··· STORED DATA

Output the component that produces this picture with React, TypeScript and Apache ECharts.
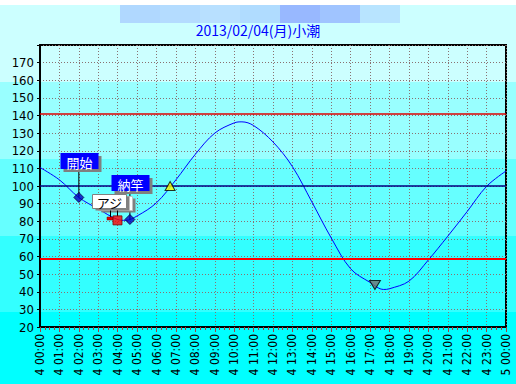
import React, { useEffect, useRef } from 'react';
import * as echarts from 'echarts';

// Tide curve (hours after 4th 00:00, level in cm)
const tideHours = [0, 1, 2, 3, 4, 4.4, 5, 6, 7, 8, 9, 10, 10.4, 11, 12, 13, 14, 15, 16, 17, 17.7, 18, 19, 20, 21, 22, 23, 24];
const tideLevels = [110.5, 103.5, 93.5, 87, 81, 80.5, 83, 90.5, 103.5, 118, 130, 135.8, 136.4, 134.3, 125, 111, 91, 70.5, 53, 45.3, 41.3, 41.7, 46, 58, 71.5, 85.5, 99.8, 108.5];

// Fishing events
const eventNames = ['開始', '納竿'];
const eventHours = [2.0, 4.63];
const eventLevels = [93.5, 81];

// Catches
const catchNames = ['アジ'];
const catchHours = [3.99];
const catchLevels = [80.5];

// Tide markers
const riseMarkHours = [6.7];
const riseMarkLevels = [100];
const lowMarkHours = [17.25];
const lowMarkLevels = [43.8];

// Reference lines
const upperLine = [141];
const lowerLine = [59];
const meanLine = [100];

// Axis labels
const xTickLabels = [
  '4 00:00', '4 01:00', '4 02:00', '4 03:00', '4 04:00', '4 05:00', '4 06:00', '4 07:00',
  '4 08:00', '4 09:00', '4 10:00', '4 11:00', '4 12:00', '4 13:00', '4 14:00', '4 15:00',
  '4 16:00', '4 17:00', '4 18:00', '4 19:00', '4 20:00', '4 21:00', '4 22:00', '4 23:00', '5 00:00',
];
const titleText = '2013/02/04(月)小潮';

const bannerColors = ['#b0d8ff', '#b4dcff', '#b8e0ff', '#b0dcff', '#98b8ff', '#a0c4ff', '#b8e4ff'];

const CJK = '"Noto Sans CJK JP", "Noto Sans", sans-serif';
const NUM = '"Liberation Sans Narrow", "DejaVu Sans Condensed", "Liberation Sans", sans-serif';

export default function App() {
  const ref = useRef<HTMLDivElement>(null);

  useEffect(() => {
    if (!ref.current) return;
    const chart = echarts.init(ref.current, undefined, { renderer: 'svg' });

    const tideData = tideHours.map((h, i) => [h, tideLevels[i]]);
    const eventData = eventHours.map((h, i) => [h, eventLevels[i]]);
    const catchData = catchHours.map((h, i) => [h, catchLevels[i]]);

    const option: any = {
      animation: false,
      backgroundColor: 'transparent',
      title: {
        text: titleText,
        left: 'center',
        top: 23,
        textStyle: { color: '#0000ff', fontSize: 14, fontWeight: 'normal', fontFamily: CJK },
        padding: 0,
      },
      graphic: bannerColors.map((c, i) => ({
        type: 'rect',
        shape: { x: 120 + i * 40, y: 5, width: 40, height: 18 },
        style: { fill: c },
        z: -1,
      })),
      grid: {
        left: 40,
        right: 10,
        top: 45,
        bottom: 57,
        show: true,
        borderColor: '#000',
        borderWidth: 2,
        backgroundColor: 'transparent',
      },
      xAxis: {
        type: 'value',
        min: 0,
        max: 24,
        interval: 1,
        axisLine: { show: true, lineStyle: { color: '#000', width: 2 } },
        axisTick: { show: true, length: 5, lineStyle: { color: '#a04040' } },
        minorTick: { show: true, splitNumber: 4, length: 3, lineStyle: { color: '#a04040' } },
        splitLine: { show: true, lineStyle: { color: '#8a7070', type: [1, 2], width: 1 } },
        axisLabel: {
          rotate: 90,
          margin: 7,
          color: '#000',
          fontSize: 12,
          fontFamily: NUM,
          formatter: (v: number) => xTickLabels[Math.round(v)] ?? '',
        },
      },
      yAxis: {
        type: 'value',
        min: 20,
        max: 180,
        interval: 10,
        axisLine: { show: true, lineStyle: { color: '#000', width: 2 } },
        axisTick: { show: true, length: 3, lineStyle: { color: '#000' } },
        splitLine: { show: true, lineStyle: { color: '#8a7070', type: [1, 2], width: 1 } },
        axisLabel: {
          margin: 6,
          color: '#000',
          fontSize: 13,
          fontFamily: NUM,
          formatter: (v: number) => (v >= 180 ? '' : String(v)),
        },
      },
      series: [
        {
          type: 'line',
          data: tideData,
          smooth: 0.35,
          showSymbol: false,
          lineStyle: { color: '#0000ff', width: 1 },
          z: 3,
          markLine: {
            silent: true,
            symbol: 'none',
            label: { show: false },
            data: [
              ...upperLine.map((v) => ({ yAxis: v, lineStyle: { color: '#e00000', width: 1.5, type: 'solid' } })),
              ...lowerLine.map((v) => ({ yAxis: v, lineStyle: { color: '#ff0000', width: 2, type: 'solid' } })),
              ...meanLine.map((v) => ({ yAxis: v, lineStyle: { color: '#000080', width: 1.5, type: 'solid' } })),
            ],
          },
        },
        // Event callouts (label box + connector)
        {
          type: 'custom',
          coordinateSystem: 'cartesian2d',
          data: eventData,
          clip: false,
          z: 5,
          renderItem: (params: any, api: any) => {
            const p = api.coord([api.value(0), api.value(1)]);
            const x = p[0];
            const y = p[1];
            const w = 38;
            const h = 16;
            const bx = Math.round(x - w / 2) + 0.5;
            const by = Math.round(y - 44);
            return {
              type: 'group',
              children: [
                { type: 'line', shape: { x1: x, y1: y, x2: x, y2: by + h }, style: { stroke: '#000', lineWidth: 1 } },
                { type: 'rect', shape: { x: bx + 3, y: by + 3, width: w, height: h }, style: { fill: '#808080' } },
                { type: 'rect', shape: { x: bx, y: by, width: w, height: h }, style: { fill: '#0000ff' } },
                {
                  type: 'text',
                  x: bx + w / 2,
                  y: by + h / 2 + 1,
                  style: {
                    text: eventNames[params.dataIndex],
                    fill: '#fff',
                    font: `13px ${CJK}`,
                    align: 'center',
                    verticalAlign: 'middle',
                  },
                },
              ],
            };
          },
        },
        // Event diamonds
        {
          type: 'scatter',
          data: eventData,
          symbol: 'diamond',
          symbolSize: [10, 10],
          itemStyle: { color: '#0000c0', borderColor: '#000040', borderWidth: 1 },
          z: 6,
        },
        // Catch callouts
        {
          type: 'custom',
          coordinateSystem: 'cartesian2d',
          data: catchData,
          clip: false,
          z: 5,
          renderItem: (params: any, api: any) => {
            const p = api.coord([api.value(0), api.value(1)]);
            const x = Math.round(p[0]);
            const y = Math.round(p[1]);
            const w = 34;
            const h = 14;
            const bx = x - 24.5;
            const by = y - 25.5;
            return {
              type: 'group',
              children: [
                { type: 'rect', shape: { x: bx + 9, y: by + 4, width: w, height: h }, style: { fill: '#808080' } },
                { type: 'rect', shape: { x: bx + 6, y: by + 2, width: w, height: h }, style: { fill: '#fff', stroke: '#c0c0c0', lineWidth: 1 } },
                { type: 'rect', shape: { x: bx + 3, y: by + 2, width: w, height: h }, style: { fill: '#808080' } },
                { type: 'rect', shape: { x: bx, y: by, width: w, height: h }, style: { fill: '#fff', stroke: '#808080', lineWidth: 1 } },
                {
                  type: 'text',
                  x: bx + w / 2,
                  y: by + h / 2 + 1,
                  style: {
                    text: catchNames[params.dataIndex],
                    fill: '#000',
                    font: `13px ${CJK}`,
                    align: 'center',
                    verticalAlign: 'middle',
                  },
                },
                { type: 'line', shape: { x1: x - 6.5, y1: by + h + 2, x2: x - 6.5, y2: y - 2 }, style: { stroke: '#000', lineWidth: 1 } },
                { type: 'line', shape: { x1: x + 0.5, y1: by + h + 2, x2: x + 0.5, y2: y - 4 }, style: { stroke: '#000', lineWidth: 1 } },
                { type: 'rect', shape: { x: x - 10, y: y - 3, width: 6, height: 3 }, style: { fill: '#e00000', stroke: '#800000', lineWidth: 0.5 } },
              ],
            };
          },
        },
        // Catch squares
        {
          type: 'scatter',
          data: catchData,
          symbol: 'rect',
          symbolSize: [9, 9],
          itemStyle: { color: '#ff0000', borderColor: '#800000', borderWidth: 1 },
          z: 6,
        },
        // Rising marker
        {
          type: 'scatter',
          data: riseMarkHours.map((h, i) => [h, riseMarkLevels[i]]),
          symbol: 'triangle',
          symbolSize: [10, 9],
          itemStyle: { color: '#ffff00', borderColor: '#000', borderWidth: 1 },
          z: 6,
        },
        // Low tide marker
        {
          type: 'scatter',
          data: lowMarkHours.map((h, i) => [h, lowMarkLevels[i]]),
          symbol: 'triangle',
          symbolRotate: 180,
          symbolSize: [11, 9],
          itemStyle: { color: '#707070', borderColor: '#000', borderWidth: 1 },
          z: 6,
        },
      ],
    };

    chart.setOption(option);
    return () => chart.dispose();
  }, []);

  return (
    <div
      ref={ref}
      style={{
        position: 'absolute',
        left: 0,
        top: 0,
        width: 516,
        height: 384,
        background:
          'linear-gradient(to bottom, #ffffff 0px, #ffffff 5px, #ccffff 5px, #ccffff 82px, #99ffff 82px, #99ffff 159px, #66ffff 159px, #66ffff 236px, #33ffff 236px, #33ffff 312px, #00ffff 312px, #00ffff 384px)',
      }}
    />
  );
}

······

Emit the lines of the material exactly, from its first line to the line containing "import * as echarts from 'echarts';", inclusive; leave every picture out.

Output the component that produces this picture with React, TypeScript and Apache ECharts.
import React, { useEffect, useRef } from 'react';
import * as echarts from 'echarts';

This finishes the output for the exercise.